Whether or not Alaska proves to be the “canary in the cage” – the geological shenanigans there heralding far worse to come – depends largely upon the degree to which we are successful in reducing the ballooning greenhouse gas burden arising from our civilisation’s increasingly polluting activities, thereby keeping rising global temperatures to a couple of degrees centigrade at most.

Alaska has detached OMG!

Yeah right, that ~0.8°C of atmospheric warming in the past century reached all the way down to the bottom of the ocean and disturbed the fault off Japan. Of course if Mr. McGuire doesn’t do anything but let himself get scared by computer model predictions instead of examining measured reality, I can see how he’d be driven to write a book like this.

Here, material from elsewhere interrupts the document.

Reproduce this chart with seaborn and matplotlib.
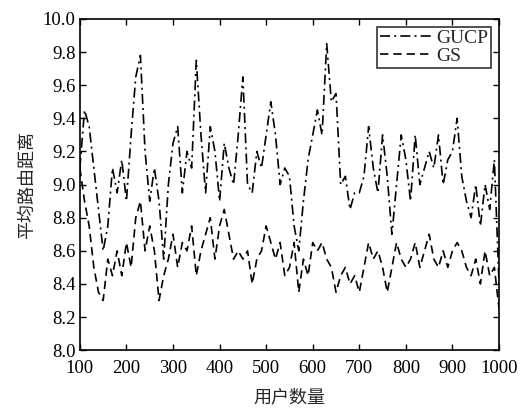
import matplotlib
matplotlib.use("Agg")
import matplotlib.pyplot as plt
import seaborn as sns
import pandas as pd
import numpy as np

users = list(range(100, 1001, 10))

gucp = [9.10, 9.45, 9.35, 9.10, 8.85, 8.60, 8.75, 9.10, 8.95, 9.15,
        8.90, 9.30, 9.65, 9.78, 9.20, 8.90, 9.10, 8.90, 8.55, 9.00,
        9.25, 9.35, 8.95, 9.20, 9.10, 9.75, 9.30, 8.95, 9.35, 9.20,
        8.90, 9.25, 9.10, 9.00, 9.30, 9.65, 9.00, 8.95, 9.20, 9.10,
        9.30, 9.50, 9.30, 9.00, 9.10, 9.05, 8.75, 8.60, 8.90, 9.15,
        9.30, 9.45, 9.30, 9.85, 9.50, 9.55, 9.00, 9.05, 8.85, 8.95,
        8.95, 9.05, 9.35, 9.10, 8.95, 9.30, 9.05, 8.70, 9.00, 9.30,
        9.15, 8.90, 9.30, 9.00, 9.10, 9.20, 9.10, 9.30, 9.00, 9.15,
        9.20, 9.40, 9.05, 8.90, 8.80, 9.00, 8.75, 9.00, 8.85, 9.15,
        8.40]

gs = [9.10, 8.90, 8.75, 8.50, 8.35, 8.30, 8.55, 8.45, 8.60, 8.45,
      8.65, 8.50, 8.80, 8.90, 8.60, 8.75, 8.60, 8.30, 8.45, 8.55,
      8.70, 8.50, 8.65, 8.60, 8.75, 8.45, 8.60, 8.70, 8.80, 8.55,
      8.75, 8.85, 8.70, 8.55, 8.60, 8.55, 8.60, 8.40, 8.55, 8.60,
      8.75, 8.65, 8.55, 8.65, 8.45, 8.50, 8.65, 8.35, 8.55, 8.45,
      8.65, 8.60, 8.65, 8.55, 8.50, 8.35, 8.45, 8.50, 8.40, 8.45,
      8.35, 8.50, 8.65, 8.55, 8.60, 8.50, 8.35, 8.50, 8.65, 8.55,
      8.50, 8.55, 8.65, 8.50, 8.60, 8.70, 8.55, 8.50, 8.60, 8.50,
      8.60, 8.65, 8.60, 8.50, 8.45, 8.55, 8.40, 8.60, 8.45, 8.50,
      8.25]

series_names = ["GUCP", "GS"]
xticks = list(range(100, 1001, 100))
yticks = [8.0, 8.2, 8.4, 8.6, 8.8, 9.0, 9.2, 9.4, 9.6, 9.8, 10.0]

df = pd.DataFrame({
    "x": users * 2,
    "y": gucp + gs,
    "s": [series_names[0]] * len(users) + [series_names[1]] * len(users),
})

sns.set_style("ticks")
plt.rcParams["font.family"] = ["Liberation Serif", "Noto Sans CJK SC"]

fig = plt.figure(figsize=(5.22, 4.12), dpi=100)
ax = fig.add_axes([0.153, 0.150, 0.803, 0.804])

sns.lineplot(data=df, x="x", y="y", hue="s", style="s",
             palette={"GUCP": "black", "GS": "black"},
             dashes={"GUCP": (6, 2.5, 1.2, 2.5), "GS": (5, 3)},
             linewidth=1.2, ax=ax)

ax.set_xlim(100, 1000)
ax.set_ylim(8.0, 10.0)
ax.set_xticks(xticks)
ax.set_yticks(yticks)
ax.set_yticklabels([f"{v:.1f}" for v in yticks])
ax.tick_params(direction="in", top=True, right=True, length=4, width=1,
               labelsize=13.5, colors="black")
ax.tick_params(axis="x", pad=7)
ax.tick_params(axis="y", pad=3)
for sp in ax.spines.values():
    sp.set_linewidth(1.2)
    sp.set_color("black")

ax.set_xlabel("用户数量", family=["Noto Sans CJK SC"], fontsize=13, labelpad=8)
ax.set_ylabel("平均路由距离", family=["Noto Sans CJK SC"], fontsize=13, labelpad=5)

leg = ax.legend(loc="upper right", fontsize=14, frameon=True, fancybox=False,
                edgecolor="black", handlelength=2.6, handletextpad=0.3,
                borderpad=0.15, labelspacing=0.0, borderaxespad=0.4, title=None)
leg.get_frame().set_linewidth(1.2)

fig.savefig("out.png", dpi=100)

http://pielkeclimatesci.files.wordpress.com/2011/12/figure-4.png?w=500&h=338

This Guardian article is even less credible when you pitch a sensational book in the “news” article at the Guardian right alongside it. I may nominate this guy for idiot of the year, he may beat Peter Gleick for this honor.

Here’s the book:

Waking the Giant: How a changing climate triggers earthquakes, tsunamis, and volcanoes by Bill McGuire

Buy it from the Guardian bookshop

UPDATE: 9:00AM 2/27 Anonymous whiner “The Power of X” complains in comments that I “didn’t use enough science” in this post. I didn’t realize that when mocking such absurd claims I had to worry about it that much, especially when I tag the story with “GLOC” and “ridiculae”. I figured hey, I just won Best Science Blog for the second year in a row and Lifetime Achievement Award in the 2012 Bloggies, plus the post went up at 3:30AM PST, so I though maybe I’d get a little slack. Oh well, that’s what updates are for. Steve Goddard helpfully points out what the USGS has to say about this nonsense. They write on their website:

Are Earthquakes Really on the Increase?

We continue to be asked by many people throughout the world if earthquakes are on the increase. Although it may seem that we are having more earthquakes, earthquakes of magnitude 7.0 or greater have remained fairly constant.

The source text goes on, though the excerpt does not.